start

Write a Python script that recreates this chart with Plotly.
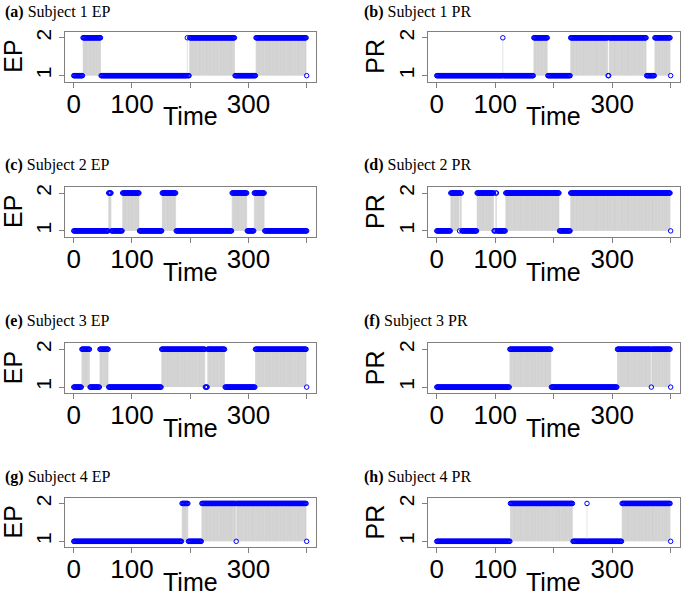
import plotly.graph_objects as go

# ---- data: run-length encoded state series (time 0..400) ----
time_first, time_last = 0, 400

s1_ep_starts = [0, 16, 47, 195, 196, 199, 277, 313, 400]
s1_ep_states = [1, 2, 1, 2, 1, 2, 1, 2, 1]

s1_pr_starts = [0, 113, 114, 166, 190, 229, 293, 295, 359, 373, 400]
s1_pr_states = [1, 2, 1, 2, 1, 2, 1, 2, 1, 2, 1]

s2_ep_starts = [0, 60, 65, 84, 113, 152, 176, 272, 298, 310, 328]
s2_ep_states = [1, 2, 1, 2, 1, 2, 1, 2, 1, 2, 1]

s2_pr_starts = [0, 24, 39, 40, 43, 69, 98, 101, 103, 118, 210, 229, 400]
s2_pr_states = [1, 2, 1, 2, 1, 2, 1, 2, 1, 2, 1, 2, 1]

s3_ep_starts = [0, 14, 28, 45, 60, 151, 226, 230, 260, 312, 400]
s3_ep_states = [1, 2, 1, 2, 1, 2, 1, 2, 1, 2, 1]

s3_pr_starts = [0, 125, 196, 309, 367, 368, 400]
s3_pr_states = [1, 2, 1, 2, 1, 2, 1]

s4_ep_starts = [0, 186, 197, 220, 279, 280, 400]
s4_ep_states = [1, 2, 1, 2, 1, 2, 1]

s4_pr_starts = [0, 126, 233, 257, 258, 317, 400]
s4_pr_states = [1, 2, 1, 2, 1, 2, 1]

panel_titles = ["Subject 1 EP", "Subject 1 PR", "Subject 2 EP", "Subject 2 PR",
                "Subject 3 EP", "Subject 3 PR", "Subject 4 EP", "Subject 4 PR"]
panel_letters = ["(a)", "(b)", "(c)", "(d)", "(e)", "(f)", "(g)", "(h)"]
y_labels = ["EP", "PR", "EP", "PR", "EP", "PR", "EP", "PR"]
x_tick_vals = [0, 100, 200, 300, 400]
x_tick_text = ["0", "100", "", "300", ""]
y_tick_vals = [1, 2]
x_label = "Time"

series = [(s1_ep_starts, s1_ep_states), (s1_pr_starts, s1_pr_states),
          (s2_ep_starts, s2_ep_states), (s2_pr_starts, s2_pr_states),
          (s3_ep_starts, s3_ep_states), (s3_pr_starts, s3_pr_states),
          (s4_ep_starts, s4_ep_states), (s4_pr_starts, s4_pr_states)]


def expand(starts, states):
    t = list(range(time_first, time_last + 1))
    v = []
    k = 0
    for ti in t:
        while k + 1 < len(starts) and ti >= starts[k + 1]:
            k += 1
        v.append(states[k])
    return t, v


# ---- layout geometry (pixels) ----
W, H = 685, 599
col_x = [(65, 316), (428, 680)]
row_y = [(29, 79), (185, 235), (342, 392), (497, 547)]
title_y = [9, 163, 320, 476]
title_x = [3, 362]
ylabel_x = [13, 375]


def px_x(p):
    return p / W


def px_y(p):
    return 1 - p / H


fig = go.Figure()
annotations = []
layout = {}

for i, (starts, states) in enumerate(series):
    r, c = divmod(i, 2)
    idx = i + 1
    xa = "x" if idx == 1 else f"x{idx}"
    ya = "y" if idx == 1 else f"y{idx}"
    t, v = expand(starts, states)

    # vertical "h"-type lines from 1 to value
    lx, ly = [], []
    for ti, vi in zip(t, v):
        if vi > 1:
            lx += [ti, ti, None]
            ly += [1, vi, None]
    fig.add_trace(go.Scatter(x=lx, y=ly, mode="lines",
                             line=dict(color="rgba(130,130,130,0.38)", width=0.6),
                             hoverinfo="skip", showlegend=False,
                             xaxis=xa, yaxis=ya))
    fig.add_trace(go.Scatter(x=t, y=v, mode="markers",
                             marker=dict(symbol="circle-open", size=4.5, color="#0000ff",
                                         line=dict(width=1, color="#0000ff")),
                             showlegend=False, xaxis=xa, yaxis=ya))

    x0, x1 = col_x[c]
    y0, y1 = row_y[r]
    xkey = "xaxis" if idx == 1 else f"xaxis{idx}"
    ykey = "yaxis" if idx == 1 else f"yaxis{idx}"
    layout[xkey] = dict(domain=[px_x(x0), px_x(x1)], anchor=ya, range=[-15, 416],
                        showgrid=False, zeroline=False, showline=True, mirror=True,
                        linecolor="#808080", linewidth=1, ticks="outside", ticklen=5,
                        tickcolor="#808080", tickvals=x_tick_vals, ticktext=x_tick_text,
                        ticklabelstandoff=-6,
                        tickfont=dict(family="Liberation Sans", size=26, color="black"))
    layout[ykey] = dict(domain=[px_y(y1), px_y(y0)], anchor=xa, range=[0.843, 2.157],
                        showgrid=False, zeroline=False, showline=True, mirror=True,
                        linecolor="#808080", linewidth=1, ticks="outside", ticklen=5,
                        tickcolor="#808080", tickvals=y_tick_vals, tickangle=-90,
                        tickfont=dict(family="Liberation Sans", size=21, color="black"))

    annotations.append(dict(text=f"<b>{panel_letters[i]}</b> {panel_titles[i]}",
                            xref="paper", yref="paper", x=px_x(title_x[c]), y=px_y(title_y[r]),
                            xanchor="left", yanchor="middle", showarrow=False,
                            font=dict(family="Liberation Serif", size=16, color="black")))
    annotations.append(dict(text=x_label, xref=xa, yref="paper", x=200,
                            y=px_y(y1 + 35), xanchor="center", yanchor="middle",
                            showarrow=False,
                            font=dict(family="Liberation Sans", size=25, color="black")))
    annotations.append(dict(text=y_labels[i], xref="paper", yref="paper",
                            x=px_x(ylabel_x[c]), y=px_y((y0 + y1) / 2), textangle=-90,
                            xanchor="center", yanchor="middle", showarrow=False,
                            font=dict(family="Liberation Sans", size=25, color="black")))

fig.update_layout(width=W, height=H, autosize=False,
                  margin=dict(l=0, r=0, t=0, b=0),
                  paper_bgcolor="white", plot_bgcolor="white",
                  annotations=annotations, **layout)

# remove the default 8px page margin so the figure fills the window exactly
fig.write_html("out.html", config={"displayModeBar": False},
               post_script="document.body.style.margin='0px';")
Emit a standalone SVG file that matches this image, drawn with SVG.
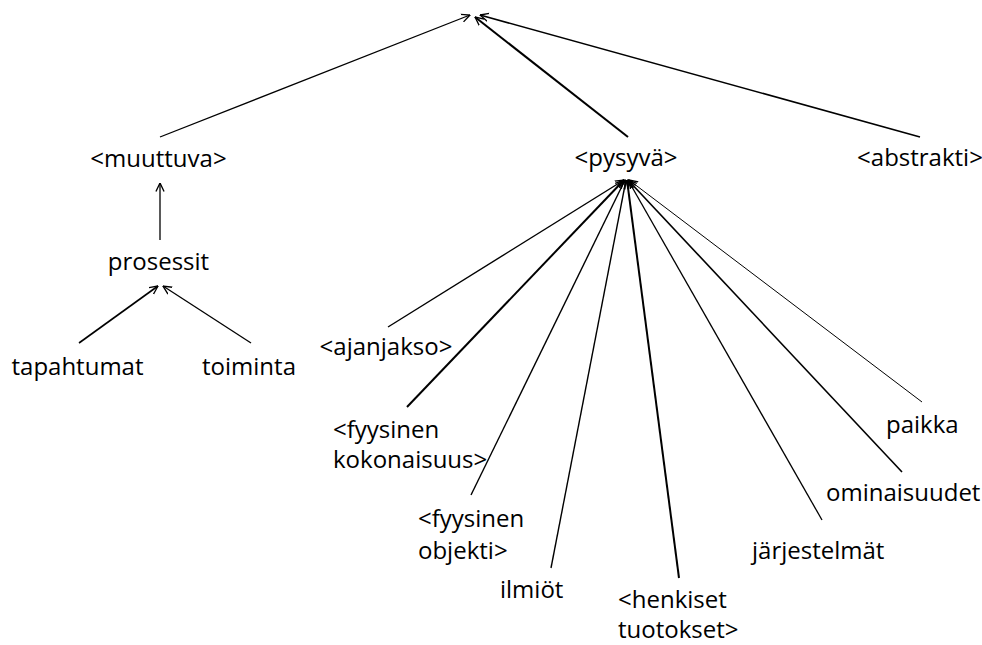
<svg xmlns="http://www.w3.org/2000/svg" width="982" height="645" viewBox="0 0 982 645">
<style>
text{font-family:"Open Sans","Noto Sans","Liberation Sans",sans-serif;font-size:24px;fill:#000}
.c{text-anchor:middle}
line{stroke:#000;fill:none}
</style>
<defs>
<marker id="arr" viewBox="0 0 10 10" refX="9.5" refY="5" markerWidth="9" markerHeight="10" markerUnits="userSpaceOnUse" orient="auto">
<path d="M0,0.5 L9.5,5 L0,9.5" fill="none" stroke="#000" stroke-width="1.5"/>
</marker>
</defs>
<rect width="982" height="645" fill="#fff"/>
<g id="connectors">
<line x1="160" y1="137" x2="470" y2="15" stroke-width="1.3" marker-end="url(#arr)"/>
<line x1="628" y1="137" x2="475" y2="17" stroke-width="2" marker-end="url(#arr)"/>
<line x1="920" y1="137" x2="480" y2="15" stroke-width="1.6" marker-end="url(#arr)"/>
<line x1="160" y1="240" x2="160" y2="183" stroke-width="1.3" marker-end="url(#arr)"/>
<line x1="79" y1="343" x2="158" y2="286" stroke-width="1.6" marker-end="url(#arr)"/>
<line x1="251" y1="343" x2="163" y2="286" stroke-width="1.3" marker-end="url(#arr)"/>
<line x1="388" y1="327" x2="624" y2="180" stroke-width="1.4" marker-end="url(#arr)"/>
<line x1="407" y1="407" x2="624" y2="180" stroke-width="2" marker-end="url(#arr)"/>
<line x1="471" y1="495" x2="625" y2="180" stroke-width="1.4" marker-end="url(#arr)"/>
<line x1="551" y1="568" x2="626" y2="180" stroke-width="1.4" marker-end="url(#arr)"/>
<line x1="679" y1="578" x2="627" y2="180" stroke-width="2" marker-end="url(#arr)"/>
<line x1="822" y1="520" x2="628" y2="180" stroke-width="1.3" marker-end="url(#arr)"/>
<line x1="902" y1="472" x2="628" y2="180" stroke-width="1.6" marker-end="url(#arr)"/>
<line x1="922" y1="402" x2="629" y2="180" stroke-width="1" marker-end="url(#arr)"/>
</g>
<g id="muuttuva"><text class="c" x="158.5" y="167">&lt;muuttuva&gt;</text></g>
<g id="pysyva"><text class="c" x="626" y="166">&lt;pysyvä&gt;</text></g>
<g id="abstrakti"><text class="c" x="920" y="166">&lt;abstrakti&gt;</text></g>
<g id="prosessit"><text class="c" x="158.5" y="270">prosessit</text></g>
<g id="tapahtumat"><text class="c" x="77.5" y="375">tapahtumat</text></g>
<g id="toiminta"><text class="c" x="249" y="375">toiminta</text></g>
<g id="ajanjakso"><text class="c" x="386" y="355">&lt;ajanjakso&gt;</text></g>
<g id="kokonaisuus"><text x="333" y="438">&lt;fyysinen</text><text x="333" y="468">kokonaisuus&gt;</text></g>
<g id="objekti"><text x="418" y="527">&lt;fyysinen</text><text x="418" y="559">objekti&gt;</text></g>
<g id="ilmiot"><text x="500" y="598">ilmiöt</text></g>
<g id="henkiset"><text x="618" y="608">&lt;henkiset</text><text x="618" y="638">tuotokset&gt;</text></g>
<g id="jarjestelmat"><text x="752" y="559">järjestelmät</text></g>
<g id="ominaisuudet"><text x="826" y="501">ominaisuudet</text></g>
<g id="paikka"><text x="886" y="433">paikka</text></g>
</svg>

end

▸ Exercise
Restate the material word for word from its first line through the line containing "s4_pr_states = [1, 2, 1, 2, 1, 2, 1]", both included; the pictures do not belong in it.

▸ Problem solution
Write a Python script that recreates this chart with Plotly.
import plotly.graph_objects as go

# ---- data: run-length encoded state series (time 0..400) ----
time_first, time_last = 0, 400

s1_ep_starts = [0, 16, 47, 195, 196, 199, 277, 313, 400]
s1_ep_states = [1, 2, 1, 2, 1, 2, 1, 2, 1]

s1_pr_starts = [0, 113, 114, 166, 190, 229, 293, 295, 359, 373, 400]
s1_pr_states = [1, 2, 1, 2, 1, 2, 1, 2, 1, 2, 1]

s2_ep_starts = [0, 60, 65, 84, 113, 152, 176, 272, 298, 310, 328]
s2_ep_states = [1, 2, 1, 2, 1, 2, 1, 2, 1, 2, 1]

s2_pr_starts = [0, 24, 39, 40, 43, 69, 98, 101, 103, 118, 210, 229, 400]
s2_pr_states = [1, 2, 1, 2, 1, 2, 1, 2, 1, 2, 1, 2, 1]

s3_ep_starts = [0, 14, 28, 45, 60, 151, 226, 230, 260, 312, 400]
s3_ep_states = [1, 2, 1, 2, 1, 2, 1, 2, 1, 2, 1]

s3_pr_starts = [0, 125, 196, 309, 367, 368, 400]
s3_pr_states = [1, 2, 1, 2, 1, 2, 1]

s4_ep_starts = [0, 186, 197, 220, 279, 280, 400]
s4_ep_states = [1, 2, 1, 2, 1, 2, 1]

s4_pr_starts = [0, 126, 233, 257, 258, 317, 400]
s4_pr_states = [1, 2, 1, 2, 1, 2, 1]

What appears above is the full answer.